Examples of Cloud Modeling and Pricing Strategies

  1. Startup SaaS Company (On-Demand Pricing):
    • Business Case: A startup SaaS company experiences fluctuating demand for its software platform. As the user base grows, so does the demand for cloud resources. By utilizing on-demand pricing, the company pays for cloud resources based on actual usage, allowing it to scale seamlessly without long-term commitments.
    • Consideration: While on-demand pricing offers flexibility, the company should closely monitor usage to avoid unexpected costs, especially during periods of high demand.
  2. E-commerce Retailer (Reserved Instances):
    • Business Case: An e-commerce retailer experiences predictable seasonal spikes in website traffic during holiday seasons. To ensure consistent performance and cost savings, the retailer commits to reserved instances for its web servers and database infrastructure. By pre-purchasing capacity at discounted rates, the retailer can handle peak loads efficiently while controlling costs.
    • Consideration: The retailer should carefully forecast workload demands to avoid overcommitting to reserved instances, which could result in underutilization and wasted resources during off-peak periods.
  3. Data Analytics Firm (Spot Instances):
    • Business Case: A data analytics firm performs large-scale data processing and analysis tasks. Given the variable nature of their workloads, the firm utilizes spot instances for non-time-sensitive tasks. By bidding for unused cloud capacity at lower costs, the firm can access additional resources as needed without incurring high expenses.
    • Consideration: While spot instances offer potential cost savings, businesses should have contingency plans in place to mitigate the risk of instance termination, such as data checkpointing or using a combination of spot and on-demand instances for critical workloads.

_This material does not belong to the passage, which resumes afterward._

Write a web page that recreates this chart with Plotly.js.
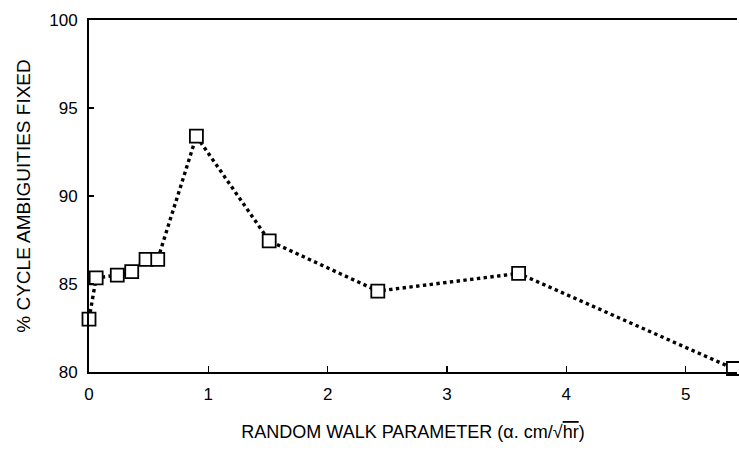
<!DOCTYPE html>
<html>
<head>
<meta charset="utf-8">
<script src="https://cdn.plot.ly/plotly-3.0.1.min.js"></script>
<style>html,body{margin:0;padding:0;background:#fff;}#chart{width:739px;height:453px;}</style>
</head>
<body>
<div id="chart"></div>
<script>
const alphaValues = [0, 0.06, 0.237, 0.358, 0.478, 0.576, 0.90, 1.51, 2.42, 3.60, 5.40];
const percentFixed = [83.0, 85.35, 85.5, 85.7, 86.4, 86.4, 93.4, 87.45, 84.6, 85.6, 80.2];
const xTicks = [0, 1, 2, 3, 4, 5];
const yTicks = [80, 85, 90, 95, 100];

const trace = {
  x: alphaValues,
  y: percentFixed,
  mode: 'lines',
  type: 'scatter',
  line: {color: '#000', width: 3.4, dash: 'dot'},
  cliponaxis: false,
  hoverinfo: 'skip'
};
const markers = {
  x: alphaValues,
  y: percentFixed,
  mode: 'markers',
  type: 'scatter',
  marker: {symbol: 'square', size: 13, color: '#fff', line: {width: 1.8, color: '#000'}},
  cliponaxis: false,
  hoverinfo: 'skip'
};

const layout = {
  width: 739, height: 453,
  margin: {l: 89, r: 2, t: 20, b: 81},
  paper_bgcolor: '#fff', plot_bgcolor: '#fff',
  showlegend: false,
  font: {family: 'Liberation Sans, Arial, sans-serif', size: 17, color: '#000'},
  xaxis: {
    range: [0, 5.43],
    tickvals: xTicks,
    ticktext: xTicks.map(String),
    ticks: 'inside', ticklen: 6, tickwidth: 1.5, tickcolor: '#000',
    showline: true, linecolor: '#000', linewidth: 2, mirror: true,
    showgrid: false, zeroline: false,
    tickfont: {size: 17},
    ticklabelstandoff: 6,
    title: {text: 'RANDOM WALK PARAMETER (α. cm/√<span style="text-decoration:overline">hr</span>)', font: {size: 18}, standoff: 22}
  },
  yaxis: {
    range: [80, 100],
    tickvals: yTicks,
    ticktext: yTicks.map(String),
    ticks: 'inside', ticklen: 5, tickwidth: 1.5, tickcolor: '#000',
    showline: true, linecolor: '#000', linewidth: 2,
    showgrid: false, zeroline: false,
    tickfont: {size: 17},
    ticklabelstandoff: 6,
    title: {text: '% CYCLE AMBIGUITIES FIXED', font: {size: 19}, standoff: 14}
  }
};

Plotly.newPlot('chart', [trace, markers], layout, {displayModeBar: false, staticPlot: true});
</script>
</body>
</html>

  4. Financial Institution (Savings Plans):
    • Business Case: A financial institution operates mission-critical applications with consistent workload patterns. To optimize costs without sacrificing performance, the institution commits to savings plans for its cloud usage. By forecasting their usage over a term, they receive discounts on their overall cloud costs while maintaining flexibility to scale as needed.
    • Consideration: The institution should regularly review and adjust its savings plan commitments to align with changing business needs and avoid overcommitting to fixed usage levels, which could lead to underutilization or missed cost-saving opportunities.

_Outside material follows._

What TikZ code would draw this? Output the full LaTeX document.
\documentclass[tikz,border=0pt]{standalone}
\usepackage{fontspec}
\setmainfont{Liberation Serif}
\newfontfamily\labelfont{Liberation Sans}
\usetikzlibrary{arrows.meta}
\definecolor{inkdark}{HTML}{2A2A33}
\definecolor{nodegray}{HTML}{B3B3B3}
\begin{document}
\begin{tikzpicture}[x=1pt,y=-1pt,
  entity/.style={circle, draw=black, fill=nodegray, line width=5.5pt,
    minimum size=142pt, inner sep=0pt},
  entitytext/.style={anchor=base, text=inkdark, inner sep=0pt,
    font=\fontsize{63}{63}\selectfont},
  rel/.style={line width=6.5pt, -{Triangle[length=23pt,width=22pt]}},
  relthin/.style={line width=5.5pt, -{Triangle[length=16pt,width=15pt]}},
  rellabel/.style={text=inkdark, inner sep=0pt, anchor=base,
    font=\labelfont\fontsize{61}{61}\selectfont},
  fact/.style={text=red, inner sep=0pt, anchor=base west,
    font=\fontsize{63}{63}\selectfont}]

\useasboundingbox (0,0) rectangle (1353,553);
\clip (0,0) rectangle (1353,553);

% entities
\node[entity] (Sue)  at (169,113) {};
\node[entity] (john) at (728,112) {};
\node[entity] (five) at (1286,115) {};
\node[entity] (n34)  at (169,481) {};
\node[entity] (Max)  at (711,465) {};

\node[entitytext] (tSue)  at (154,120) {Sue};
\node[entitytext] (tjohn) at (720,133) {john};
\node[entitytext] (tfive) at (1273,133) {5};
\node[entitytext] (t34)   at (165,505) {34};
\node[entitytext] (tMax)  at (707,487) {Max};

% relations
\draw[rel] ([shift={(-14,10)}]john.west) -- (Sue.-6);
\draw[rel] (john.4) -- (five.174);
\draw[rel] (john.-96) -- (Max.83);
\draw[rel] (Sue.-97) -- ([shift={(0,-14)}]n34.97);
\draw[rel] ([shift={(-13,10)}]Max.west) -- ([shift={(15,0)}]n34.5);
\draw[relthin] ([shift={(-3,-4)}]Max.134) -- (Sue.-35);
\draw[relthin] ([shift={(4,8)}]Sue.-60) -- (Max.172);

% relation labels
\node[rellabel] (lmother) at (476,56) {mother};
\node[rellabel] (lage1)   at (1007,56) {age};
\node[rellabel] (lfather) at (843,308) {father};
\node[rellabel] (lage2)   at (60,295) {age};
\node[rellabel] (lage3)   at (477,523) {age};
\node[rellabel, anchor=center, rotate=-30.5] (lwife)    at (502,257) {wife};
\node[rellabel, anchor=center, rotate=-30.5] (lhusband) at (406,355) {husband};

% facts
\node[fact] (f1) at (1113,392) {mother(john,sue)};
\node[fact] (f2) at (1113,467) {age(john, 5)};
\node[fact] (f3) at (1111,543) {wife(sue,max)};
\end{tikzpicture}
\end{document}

  5. Healthcare Provider (Hybrid Pricing):
    • Business Case: A healthcare provider manages a hybrid IT environment with a mix of steady workloads and unpredictable spikes in demand. To balance performance and cost-effectiveness, the provider adopts a hybrid pricing approach. They utilize reserved instances for core applications requiring predictable capacity, while leveraging on-demand instances and spot instances for dynamic workloads and bursty tasks, ensuring cost optimization across their infrastructure.
    • Consideration: Managing multiple pricing models requires careful monitoring and optimization to avoid underutilization or overspending. The provider should continuously assess workload characteristics and adjust their pricing model mix accordingly to maximize cost savings without compromising performance.

By leveraging cloud cost modeling techniques and understanding the nuances of different pricing models, organizations can effectively manage their cloud expenses, optimize spending, and maximize the value derived from their cloud investments.